An industry survey has called Kyrgyzstan one of the world's “least attractive” places for mining companies to invest. In one category, Kyrgyzstan, which is embroiled in a contract dispute with its largest foreign investor, ranked last for "uncertainty concerning the administration, interpretation and enforcement of existing regulations.”
The survey, released February 28 by the Fraser Institute, a non-profit Canadian research outfit, is based on interviews with representatives of 742 mining companies working in 96 jurisdictions (countries, states, provinces) who spent a total of $6.2 billion in exploration worldwide last year.
Fraser uses something called the Policy Potential Index (PPI), “a comprehensive assessment of the attractiveness of mining policies in a jurisdiction, [which] can serve as a report card to governments on how attractive their policies are from the point of view of an exploration manager.”
Overall, Kyrgyzstan ranked 92nd of 96.
Miners answered questions about topics like environmental and tax regulations, land disputes, “socioeconomic agreements, political stability, labor issues” and security. Corruption (where Kyrgyzstan also plumbed the bottom of the rankings) was surveyed but not factored into the PPI.
Kyrgyzstan fared slightly better in “potential” and quite high in “room for improvement.”

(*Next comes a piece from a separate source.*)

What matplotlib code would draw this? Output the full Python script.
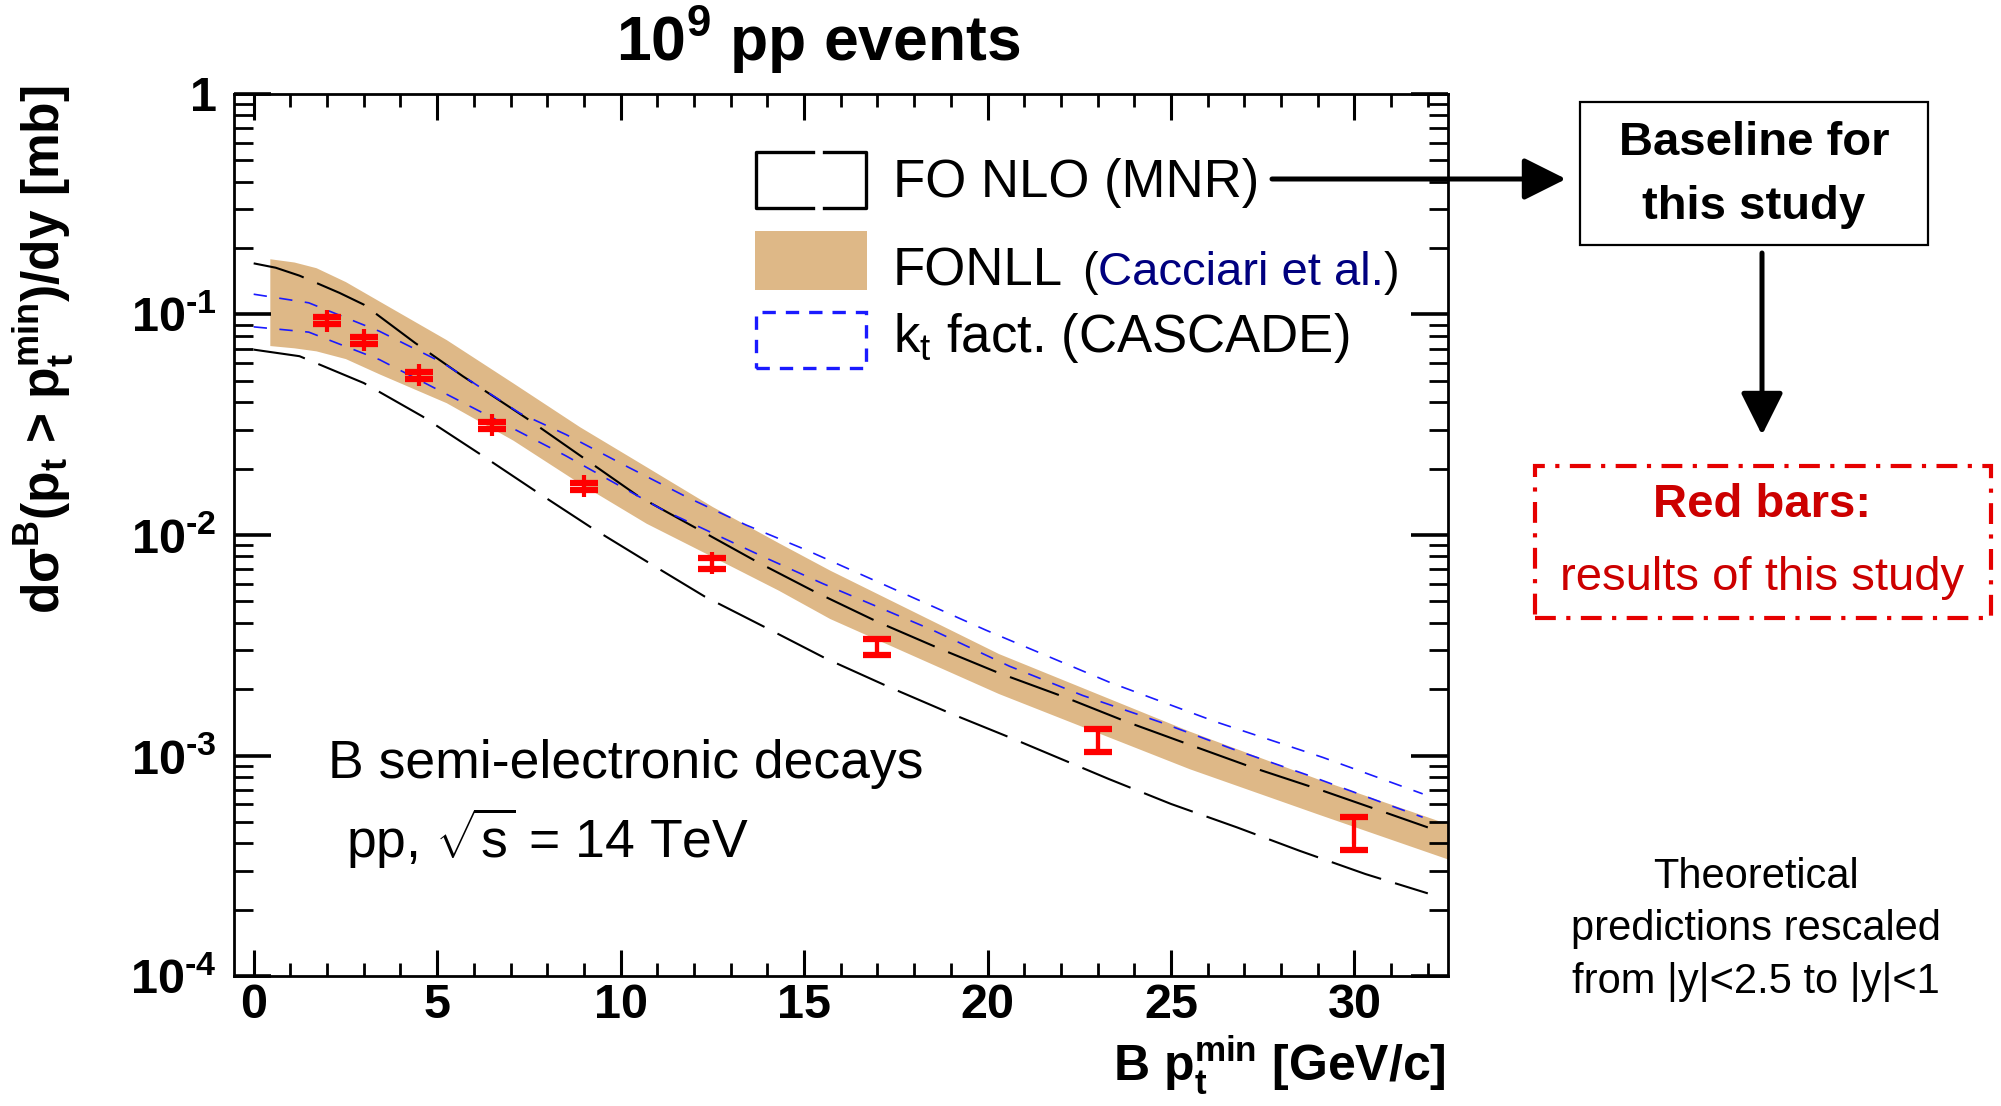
import numpy as np
import matplotlib
matplotlib.use("Agg")
import matplotlib.pyplot as plt
from matplotlib.patches import Rectangle, FancyArrowPatch
from matplotlib.lines import Line2D
from matplotlib.ticker import MultipleLocator, LogLocator, NullFormatter

# ----------------------------------
# Fonts
# ----------------------------------
plt.rcParams['font.family'] = ['Liberation Sans', 'DejaVu Sans']
plt.rcParams['mathtext.fontset'] = 'custom'
plt.rcParams['mathtext.rm'] = 'Liberation Sans'
plt.rcParams['mathtext.bf'] = 'Liberation Sans:bold'
plt.rcParams['mathtext.it'] = 'Liberation Sans:italic'

# ----------------------------------
# Data
# ----------------------------------
# FONLL band (Cacciari et al.)
band_x = [0.44, 1.1, 1.7, 2.5, 3.43, 5.25, 7.07, 8.88, 10.7, 12.5, 14.3, 15.7, 20.3, 25.5, 29.0, 32.55]
band_hi = [0.179, 0.173, 0.163, 0.141, 0.1148, 0.0769, 0.0489, 0.0310, 0.0204, 0.01346, 0.00923,
           0.00693, 0.0029, 0.00129, 0.000783, 0.000489]
band_lo = [0.0723, 0.0706, 0.0684, 0.0631, 0.0537, 0.0398, 0.0269, 0.01718, 0.0113, 0.00798, 0.00562,
           0.00418, 0.00191, 0.000871, 0.000543, 0.000339]

# FO NLO (MNR) upper / lower
mnr_up_x = [0, 0.6, 1.25, 2.34, 3.0, 4.4, 5.7, 7.5, 9.0, 10.5, 12.15, 13.8, 15.3, 17.0, 18.7,
            20.3, 22.1, 23.8, 25.5, 27.2, 29.0, 30.7, 32.0]
mnr_up_y = [0.1706, 0.163, 0.150, 0.1253, 0.1109, 0.0743, 0.0525, 0.0333, 0.0223, 0.01493,
            0.01054, 0.00743, 0.00552, 0.00404, 0.00305, 0.00237, 0.00184, 0.00142, 0.00112,
            0.000885, 0.000705, 0.000562, 0.000472]
mnr_lo_x = [0, 1.25, 3.0, 4.6, 6.2, 7.7, 9.2, 10.8, 12.3, 14.0, 15.6, 17.3, 19.0, 20.7,
            23.3, 25.0, 26.8, 28.5, 30.3, 32.0]
mnr_lo_y = [0.0693, 0.0647, 0.0489, 0.0345, 0.0231, 0.01574, 0.01081, 0.00743, 0.00525,
            0.00377, 0.00275, 0.00205, 0.00155, 0.00119, 0.000783, 0.000603, 0.000472,
            0.00037, 0.00029, 0.000237]

# kt factorisation (CASCADE) upper / lower
kt_up_x = [0, 1.5, 3.43, 5.16, 7.25, 8.52, 10.16, 11.79, 13.42, 15.06, 16.69, 18.33, 19.96,
           23.32, 26.23, 29.14, 31.86]
kt_up_y = [0.1236, 0.113, 0.0839, 0.0603, 0.0357, 0.0285, 0.0205, 0.0149, 0.0111, 0.00855,
           0.00647, 0.00489, 0.0037, 0.00215, 0.00142, 0.00098, 0.00067]
kt_lo_x = [0, 1.5, 3.43, 6.16, 8.5, 11.15, 13.88, 15.5, 18.51, 20.6, 22.6, 24.69, 26.68,
           28.77, 30.86, 31.86]
kt_lo_y = [0.0879, 0.0832, 0.0624, 0.0364, 0.0229, 0.0130, 0.00798, 0.00603, 0.0037,
           0.00254, 0.00187, 0.00142, 0.00107, 0.00081, 0.000603, 0.000525]

# Red bars: results of this study
pt_x = [2, 3, 4.5, 6.5, 9, 12.5, 17, 23, 30]
pt_y = [0.0938, 0.0766, 0.0529, 0.0315, 0.0166, 0.00743, 0.00310, 0.00118, 0.000445]
pt_lo = [0.0904, 0.0738, 0.0508, 0.0304, 0.0160, 0.0070, 0.00285, 0.00104, 0.000372]
pt_hi = [0.0973, 0.0794, 0.0551, 0.0327, 0.0173, 0.00789, 0.00336, 0.00132, 0.000528]

xtick_vals = [0, 5, 10, 15, 20, 25, 30]
ytick_vals = [1e-4, 1e-3, 1e-2, 1e-1, 1]
HY = '\u2010'
ytick_labels = ['10$^{\\mathbf{' + HY + '4}}$', '10$^{\\mathbf{' + HY + '3}}$',
                '10$^{\\mathbf{' + HY + '2}}$', '10$^{\\mathbf{' + HY + '1}}$', '1']

# ----------------------------------
# Figure / axes
# ----------------------------------
W, H = 2001, 1106


def fx(px):
    return px / W


def fy(py):
    return 1 - py / H


fig = plt.figure(figsize=(W / 100, H / 100), dpi=100)
ax = fig.add_axes([fx(233.5), fy(976), (1448 - 233.5) / W, (976 - 94) / H])

ax.fill_between(band_x, band_lo, band_hi, color='#deb887', lw=0, zorder=1)
ax.plot(mnr_up_x, mnr_up_y, color='black', lw=1.5, dashes=(25, 7), zorder=3)
ax.plot(mnr_lo_x, mnr_lo_y, color='black', lw=1.5, dashes=(25, 7), zorder=3)
ax.plot(kt_up_x, kt_up_y, color='#1a1aff', lw=1.2, dashes=(8, 7.5), zorder=3)
ax.plot(kt_lo_x, kt_lo_y, color='#1a1aff', lw=1.2, dashes=(8, 7.5), zorder=3)

yerr = [np.array(pt_y) - np.array(pt_lo), np.array(pt_hi) - np.array(pt_y)]
ax.errorbar(pt_x, pt_y, yerr=yerr, fmt='none', ecolor='red', elinewidth=3.0,
            capsize=9.8, capthick=4.5, zorder=5)
ax.plot(pt_x, pt_y, linestyle='none', marker='|', ms=16, mew=3.0, color='red', zorder=5)

ax.set_yscale('log')
ax.set_xlim(-0.55, 32.55)
ax.set_ylim(1e-4, 1)

ax.set_xticks(xtick_vals)
ax.set_xticklabels([str(v) for v in xtick_vals], fontweight='bold')
ax.xaxis.set_minor_locator(MultipleLocator(1))
ax.set_yticks(ytick_vals)
ax.set_yticklabels(ytick_labels, fontweight='bold')
ax.yaxis.set_minor_locator(LogLocator(base=10, subs=np.arange(2, 10)))
ax.yaxis.set_minor_formatter(NullFormatter())

ax.tick_params(axis='both', which='both', direction='in', top=True, right=True)
ax.tick_params(axis='x', which='major', length=18.7, width=2.2, pad=5, labelsize=35)
ax.tick_params(axis='x', which='minor', length=9.7, width=2)
ax.tick_params(axis='y', which='major', length=26.6, width=2.6, pad=12, labelsize=35)
ax.tick_params(axis='y', which='minor', length=13.7, width=2)
for s in ax.spines.values():
    s.set_linewidth(2)

# ----------------------------------
# Titles and axis labels
# ----------------------------------
fig.text(fx(818), fy(61), r'10$^{\mathbf{9}}$ pp events', ha='center', va='baseline',
         fontsize=45, fontweight='bold')
fig.text(fx(44), fy(350),
         r'd$\mathbf{\sigma}^{\mathbf{B}}$(p$_{\mathbf{t}}$ > p$_{\mathbf{t}}^{\mathbf{min}}$)/dy [mb]',
         rotation=90, ha='center', va='center', fontsize=37, fontweight='bold')
fig.text(fx(1446), fy(1082), r'B p$_{\mathbf{t}}^{\mathbf{min}}$ [GeV/c]', ha='right',
         va='baseline', fontsize=36, fontweight='bold')

# ----------------------------------
# In-plot text
# ----------------------------------
fig.text(fx(328), fy(778), 'B semi-electronic decays', fontsize=38.5, va='baseline')
fig.text(fx(346), fy(858), r'pp, $\sqrt{\mathrm{s}}$ = 14 TeV', fontsize=38.5, va='baseline')

# ----------------------------------
# Legend (drawn by hand, ROOT style)
# ----------------------------------
# FO NLO: box outline broken in the middle of the top and bottom edges
for xs in [(813, 756, 756, 813), (824, 866, 866, 824)]:
    fig.add_artist(Line2D([fx(v) for v in xs], [fy(152), fy(152), fy(208), fy(208)],
                          transform=fig.transFigure, color='black', lw=2.4))
fig.add_artist(Rectangle((fx(755), fy(290)), (867 - 755) / W, (290 - 231) / H,
                         transform=fig.transFigure, facecolor='#deb887', edgecolor='none'))
fig.add_artist(Rectangle((fx(756), fy(368)), (866 - 756) / W, (368 - 312) / H,
                         transform=fig.transFigure, fill=False, edgecolor='#1a1aff',
                         lw=2.4, linestyle=(0, (4, 3))))

fig.text(fx(893), fy(197), 'FO NLO (MNR)', fontsize=38, va='baseline')
fig.text(fx(893), fy(285), 'FONLL', fontsize=38, va='baseline')
fig.text(fx(893), fy(352), r'k$_{\mathrm{t}}$ fact. (CASCADE)', fontsize=38, va='baseline')

renderer = fig.canvas.get_renderer()
x0 = fx(1082)
for txt, col in [('(', 'black'), ('Cacciari et al.', '#00007f'), (')', 'black')]:
    t = fig.text(x0, fy(285), txt, fontsize=34, va='baseline', color=col)
    bb = t.get_window_extent(renderer=renderer)
    x0 = bb.x1 / fig.bbox.width

# ----------------------------------
# Annotations on the right
# ----------------------------------
fig.add_artist(Rectangle((fx(1580), fy(245)), (1928 - 1580) / W, (245 - 102) / H,
                         transform=fig.transFigure, fill=False, edgecolor='black', lw=1.6))
fig.text(fx(1754), fy(143), 'Baseline for', ha='center', va='center', fontsize=34,
         fontweight='bold')
fig.text(fx(1754), fy(207), 'this study', ha='center', va='center', fontsize=34,
         fontweight='bold')

fig.add_artist(FancyArrowPatch((fx(1272), fy(179)), (fx(1566), fy(179)),
                               transform=fig.transFigure, arrowstyle='-|>,head_length=1.3,head_width=0.65',
                               mutation_scale=20, lw=3.6, color='black',
                               shrinkA=0, shrinkB=0))
fig.add_artist(FancyArrowPatch((fx(1762), fy(253)), (fx(1762), fy(435)),
                               transform=fig.transFigure, arrowstyle='-|>,head_length=1.3,head_width=0.65',
                               mutation_scale=20, lw=3.6, color='black',
                               shrinkA=0, shrinkB=0))

fig.add_artist(Rectangle((fx(1535), fy(618)), (1991 - 1535) / W, (618 - 466) / H,
                         transform=fig.transFigure, fill=False, edgecolor='#e60000',
                         lw=3, linestyle=(0, (5, 2.5, 1, 2.5))))
fig.text(fx(1762), fy(505), 'Red bars:', ha='center', va='center', fontsize=34,
         fontweight='bold', color='#cc0000')
fig.text(fx(1762), fy(578), 'results of this study', ha='center', va='center', fontsize=34,
         color='#cc0000')

for line, ypx in [('Theoretical', 877), ('predictions rescaled', 929),
                  ('from |y|<2.5 to |y|<1', 982)]:
    fig.text(fx(1756), fy(ypx), line, ha='center', va='center', fontsize=30)

fig.savefig('out.png', dpi=100)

The country’s reputation among investors has taken a beating since February 2012, when several lawmakers began pushing to nationalize the country’s flagship development, the Kumtor gold mine, which is owned by Toronto-based Centerra Gold (which is one-third owned by Bishkek). Parliament last month gave the government three months to reach new terms with Centerra, threatening otherwise to cancel unilaterally the existing agreement. This is the fourth negotiation between the government and the Canadians since Kumtor was first developed in the early 1990s.
Other investors seem to be taking a wait-and-see approach while the drama plays out. A delegation of Austrian businessmen visiting Kyrgyzstan this week was less than enthusiastic about the country, KyrTAG reported.
The report didn’t offer a lot of qualitative feedback specifically on Kyrgyzstan, except for two quotes from presidents of exploration companies operating there. Neither had anything nice to say. One summarized the country thus: “Corrupt, inconsistent and random policy changes.”
David Trilling is Eurasianet’s managing editor.